Заметно полный, с гладким, круглым лицом и коротко остриженной головой, он сочетал в себе напускное дружелюбие с энергией, которая, хоть и не бросалась в глаза, заметно выделяла его из среды его русских собратьев-офицеров. Его настоящая должность формулировалась как «глава политического департамента разведывательной службы Генерального штаба», но, похоже, он пользовался доверием всех местных начальников служб – как гражданских, так и военных, и, поскольку его идеи в отношении системы, которой мы должны придерживаться в своей работе, в то время, казалось, очень близко совпадали с моими, я ему доверял больше, чем следовало, а поэтому посеял семя больших проблем на будущее. Так как он, похоже, был чуть ли не близким другом главнокомандующего генерала Сидорина и генерала-квартирмейстера Хислова, он явно был личностью, без чьей протекции ничего серьезного не добьешься.

Поинтересовавшись, какое время будет удобно мне для нанесения моего первого визита к различным лицам в донской столице, я в сопровождении Кемпбелла начал с командующего артиллерией генерала Горелова. Он произвел на меня впечатление очень приятного человека, но ему совершенно не хватало энергии, и он глубоко интересовался излишними мелочами, но не имел желания обсуждать или предлагать какие-либо решения в плане общей политики.

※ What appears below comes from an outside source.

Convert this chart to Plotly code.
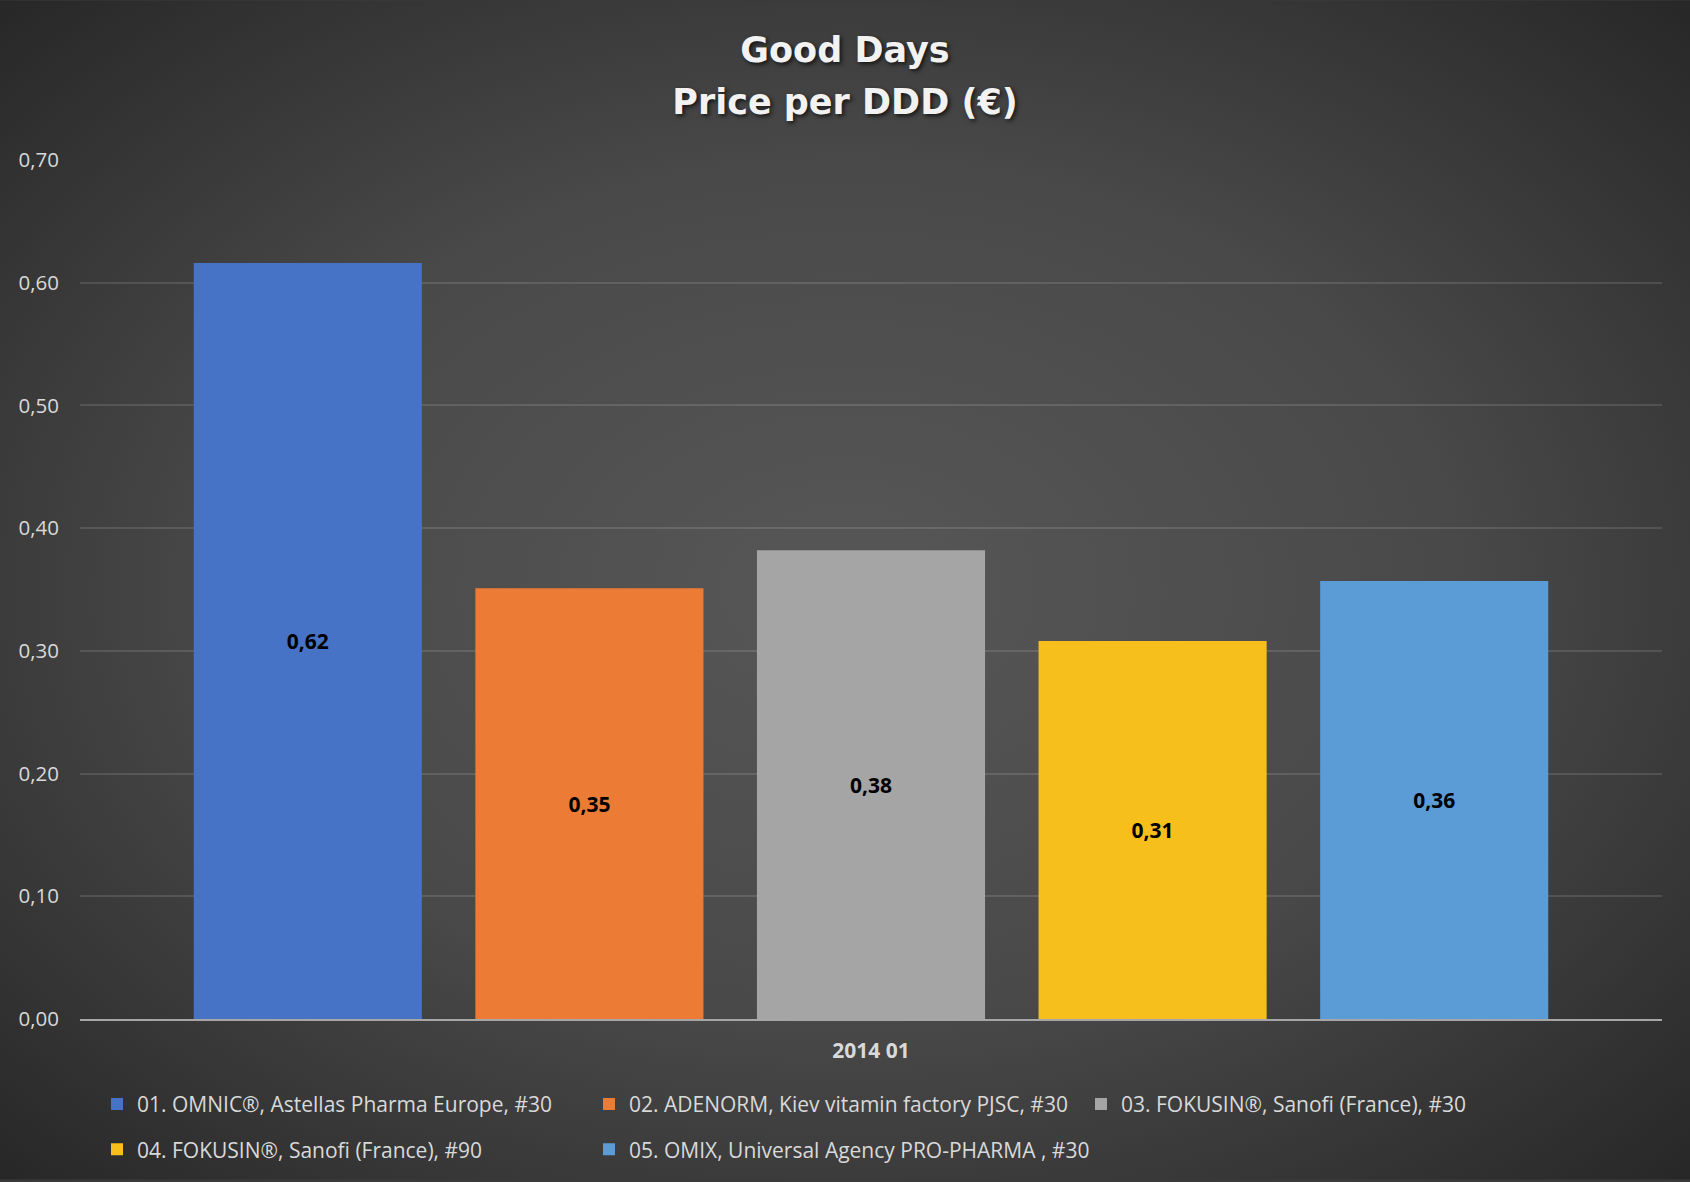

– Могу ли я ознакомиться с перечнем русских батарей, находящихся под вашим командованием? – спросил я. – Или со схемой, показывающей, какие из них надлежит перевооружить 18-фунтовыми орудиями?

Он только пожал плечами. Для него существовала лишь одна тема.

– Мало того что казакам не хватает орудий, – произнес он, – так еще больше им недостает боеприпасов. Фактически, – продолжал он, – у меня есть всего лишь около двухсот выстрелов в день на всю армию, а поскольку к британским орудиям полным-полно снарядов, то надо их немедленно отправить на фронт.